The uniformity warranty is one that a driver might never encounter. This warranty covers excessive vibration or ride disturbance caused by a tire. For most companies, the buyer has to notify the company within the first 2/32nds of an inch of tire tread.
A problem like that would be "instantaneous" and very obvious to a driver, Margadonna says. "So we tend not to cover ride issues well into the life of the tire."
In most circumstances, a uniformity problem would be covered under the 30-day manufacturer's special warranty, but the uniformity clause is there to protect the consumer against problems that happen past that.
What Voids Your Warranty?
Just as you can void your car's warranty, you can void your tire's warranty, too. The big one to watch out for is improper maintenance. If the tire manufacturer does not see proof that the tires were inflated, rotated and aligned properly, chances are your warranty claim will be denied. Other warranty killers include vandalism, racing, off-roading and damage from snow chains.
Inflate, Rotate, Evaluate
With any warranty, the manufacturer expects you to do your part to maintain the product to its standards. The Bridgestone tire manual, for example, tells consumers to do these three things to ensure long tire life:
- Keep your tires inflated to the recommended tire pressure to ensure even wear.
- Rotate the tires based on the manufacturer's recommendation or every 5,000 miles, keeping a record of the service.
- Inspect your tires periodically, looking for any bumps or inconsistent wear patterns.

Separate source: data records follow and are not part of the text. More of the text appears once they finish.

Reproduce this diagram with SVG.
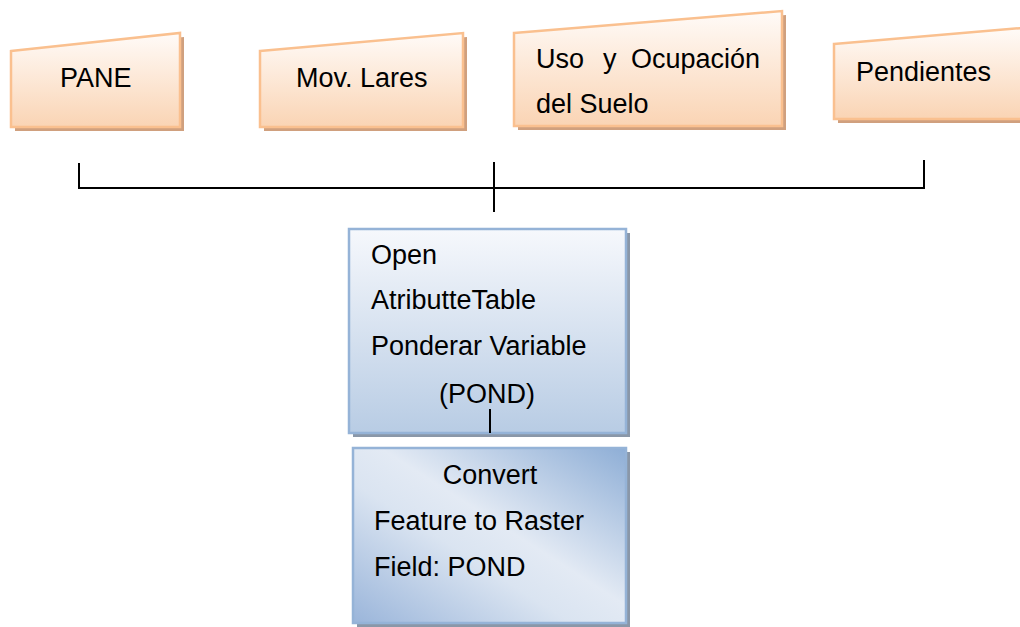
<svg xmlns="http://www.w3.org/2000/svg" width="1020" height="627" viewBox="0 0 1020 627">
<defs>
<linearGradient id="gOr" x1="0" y1="0" x2="0" y2="1">
<stop offset="0" stop-color="#fffbf8"/>
<stop offset="1" stop-color="#fad4b4"/>
</linearGradient>
<linearGradient id="gBl" x1="0" y1="0" x2="0" y2="1">
<stop offset="0" stop-color="#f6f8fc"/>
<stop offset="1" stop-color="#b8cce4"/>
</linearGradient>
<linearGradient id="gBl2" x1="1" y1="0" x2="0" y2="1">
<stop offset="0" stop-color="#8eaed6"/>
<stop offset="0.45" stop-color="#e3eaf4"/>
<stop offset="0.6" stop-color="#dae4f1"/>
<stop offset="1" stop-color="#9ab5da"/>
</linearGradient>
<style>
.or{fill:url(#gOr);stroke:#fac08f;stroke-width:2.5}
.ors{fill:#d0a07e}
.bl{fill:url(#gBl);stroke:#95b3d7;stroke-width:2.5}
.bl2{fill:url(#gBl2);stroke:#95b3d7;stroke-width:2.5}
.bls{fill:#8a97a8}
.t{font-family:"Liberation Sans",Arial,sans-serif;font-size:27px;fill:#000}
.ln{stroke:#000;stroke-width:2;fill:none}
</style>
</defs>
<g id="node-pane">
<polygon class="ors" points="15,55 184,37 184,131 15,131"/>
<polygon class="or" points="11,51 180,33 180,127 11,127"/>
<text class="t" x="60" y="87">PANE</text>
</g>
<g id="node-movlares">
<polygon class="ors" points="264,55 467,37 467,131 264,131"/>
<polygon class="or" points="260,51 463,33 463,127 260,127"/>
<text class="t" x="296" y="87">Mov. Lares</text>
</g>
<g id="node-uso">
<polygon class="ors" points="518,37 786,15 786,130 518,130"/>
<polygon class="or" points="514,33 782,11 782,126 514,126"/>
<text class="t" x="536" y="68">Uso</text>
<text class="t" x="603" y="68">y</text>
<text class="t" x="760" y="68" text-anchor="end">Ocupación</text>
<text class="t" x="536" y="113">del Suelo</text>
</g>
<g id="node-pendientes">
<polygon class="ors" points="838,48 1024,32 1024,123 838,123"/>
<polygon class="or" points="834,44 1022,28 1022,119 834,119"/>
<text class="t" x="856" y="81">Pendientes</text>
</g>
<g id="node-open">
<rect class="bls" x="353" y="233" width="277" height="204"/>
<rect class="bl" x="349" y="229" width="277" height="204"/>
<text class="t" x="371" y="264">Open</text>
<text class="t" x="371" y="309">AtributteTable</text>
<text class="t" x="371" y="355">Ponderar Variable</text>
<text class="t" x="487" y="403" text-anchor="middle">(POND)</text>
</g>
<g id="node-convert">
<rect class="bls" x="357" y="452" width="273" height="175"/>
<rect class="bl2" x="353" y="448" width="273" height="175"/>
<text class="t" x="490" y="484" text-anchor="middle">Convert</text>
<text class="t" x="374" y="530">Feature to Raster</text>
<text class="t" x="374" y="576">Field: POND</text>
</g>
<g id="connectors">
<path class="ln" d="M79 163 V188 H924 V160"/>
<path class="ln" d="M494 162 V212"/>
<path class="ln" d="M490 409 V433"/>
</g>
</svg>
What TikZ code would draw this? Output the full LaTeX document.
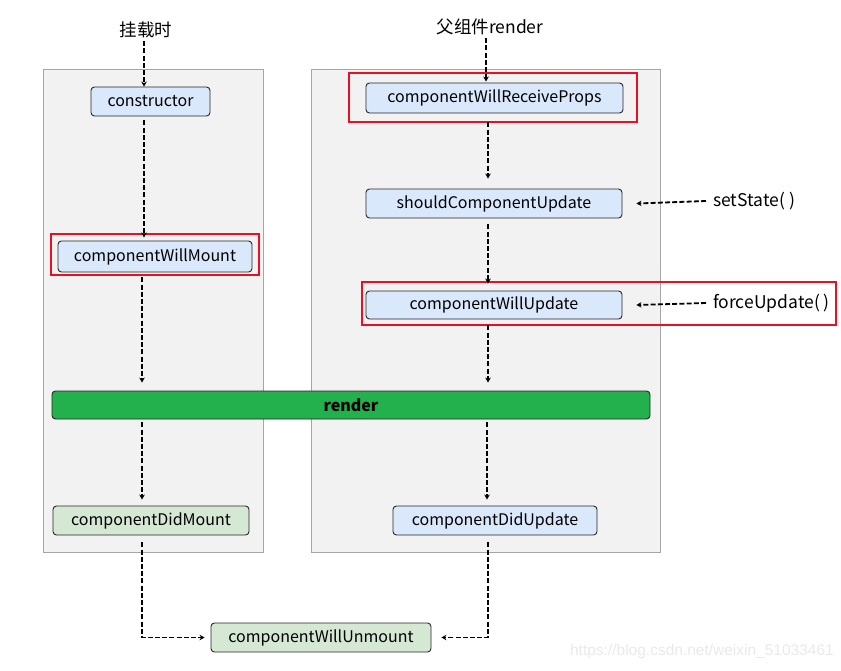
\documentclass[tikz,border=0pt]{standalone}
\usepackage{fontspec}
\setmainfont{Noto Sans CJK SC}
\usetikzlibrary{arrows.meta}
\definecolor{panelfill}{HTML}{F2F2F2}
\definecolor{panelline}{HTML}{A6A6A6}
\definecolor{bluefill}{HTML}{DAE8FC}
\definecolor{greenfill}{HTML}{D5E8D4}
\definecolor{renderfill}{HTML}{22B14C}
\definecolor{hired}{HTML}{E81123}
\definecolor{wmark}{HTML}{E9E9E9}
\tikzset{
  panel/.style={fill=panelfill, draw=panelline, line width=0.9pt},
  lifebox/.style={draw=black!85, rounded corners=3.5pt, line width=0.9pt, inner sep=0pt,
    font=\fontsize{16}{18}\selectfont},
  bluebox/.style={lifebox, fill=bluefill},
  greenbox/.style={lifebox, fill=greenfill},
  redframe/.style={draw=hired, line width=2pt},
  lbl/.style={font=\fontsize{17.5}{20}\selectfont, inner sep=0pt},
  arr/.style={-{Stealth[length=5pt,width=5.5pt]}, dash pattern=on 5pt off 2.2pt, line width=1.8pt},
}
\begin{document}
\begin{tikzpicture}[x=1pt,y=-1pt]
\useasboundingbox (0,0) rectangle (841,670);
% panels
\draw[panel] (43,69) rectangle (263,552);
\draw[panel] (311,69) rectangle (660,552);
% labels
\node[lbl] (lmount) at (146,30) {挂载时};
\node[lbl] (lparent) at (490,27) {父组件render};
\node[lbl, anchor=west] (lset) at (713,201) {setState( )};
\node[lbl, anchor=west] (lforce) at (713,303) {forceUpdate( )};
% left column
\node[bluebox, minimum width=119, minimum height=29] (ctor) at (150.5,101.5) {constructor};
\draw[redframe] (51,234) rectangle (259,275);
\node[bluebox, minimum width=194, minimum height=31] (cwm) at (155,256.5) {componentWillMount};
\node[greenbox, minimum width=196, minimum height=29] (cdm) at (151,520.5) {componentDidMount};
% right column
\draw[redframe] (349,73) rectangle (637,122);
\node[bluebox, minimum width=257, minimum height=30] (cwrp) at (494.5,98) {componentWillReceiveProps};
\node[bluebox, minimum width=256, minimum height=29] (scu) at (494,203.5) {shouldComponentUpdate};
\draw[redframe] (362,282) rectangle (836,325);
\node[bluebox, minimum width=256, minimum height=28] (cwu) at (494,305) {componentWillUpdate};
\node[bluebox, minimum width=204, minimum height=29] (cdu) at (495,520.5) {componentDidUpdate};
% render bar
\node[lifebox, fill=renderfill, minimum width=598, minimum height=28, font=\fontsize{16}{18}\selectfont\bfseries] (render) at (351,405) {render};
% unmount
\node[greenbox, minimum width=220, minimum height=29] (cwun) at (321,637.5) {componentWillUnmount};
% connectors
\draw[arr] (lmount.south -| 144,0) ++(0,3) -- (ctor.north -| 144,0);
\draw[arr] (ctor.south -| 144,0) ++(0,4) -- ([yshift=3pt]cwm.north -| 144,0);
\draw[arr] (cwm.south -| 142,0) ++(0,5) -- ([yshift=8pt]render.north -| 142,0);
\draw[arr] (render.south -| 142,0) ++(0,3) -- ([yshift=6pt]cdm.north -| 142,0);
\draw[arr] (lparent.south -| 486,0) ++(0,3) -- ([yshift=1pt]cwrp.north -| 486,0);
\draw[arr] ([yshift=-9pt]cwrp.south -| 488,0) -- ([yshift=10pt]scu.north -| 488,0);
\draw[arr] ([yshift=-6pt]scu.south -| 488,0) -- ([yshift=7pt]cwu.north -| 488,0);
\draw[arr] ([yshift=-6pt]cwu.south -| 488,0) -- ([yshift=8pt]render.north -| 488,0);
\draw[arr] (render.south -| 487,0) ++(0,3) -- ([yshift=6pt]cdu.north -| 487,0);
\draw[arr] ([xshift=-7pt]lset.west) -- ([xshift=14pt]scu.east);
\draw[arr] ([xshift=-7pt]lforce.west) -- ([xshift=14pt]cwu.east);
\draw[arr] ([yshift=-7pt]cdm.south -| 142,0) |- ([xshift=-6pt]cwun.west);
\draw[arr] ([yshift=-7pt]cdu.south -| 488,0) |- ([xshift=10pt]cwun.east);
% watermark
\node[font=\fontsize{15.5}{17}\selectfont\fontspec{Liberation Sans}, text=wmark, anchor=east, inner sep=0pt] (wm) at (834,651) {https://blog.csdn.net/weixin\_51033461};
\end{tikzpicture}
\end{document}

Don't Cut Corners on Safety
These warranties may seem like too much to keep track of, but if you take a few basic precautions, you'll not only reduce the chances of a tire wearing out prematurely, but also be fully prepared for a claim. Hang onto your purchase receipt and keep a record of all tire rotations and alignments. Keep in mind that it is better to miss out on a warranty claim than to run the tire to the end of its tread life and compromise your safety.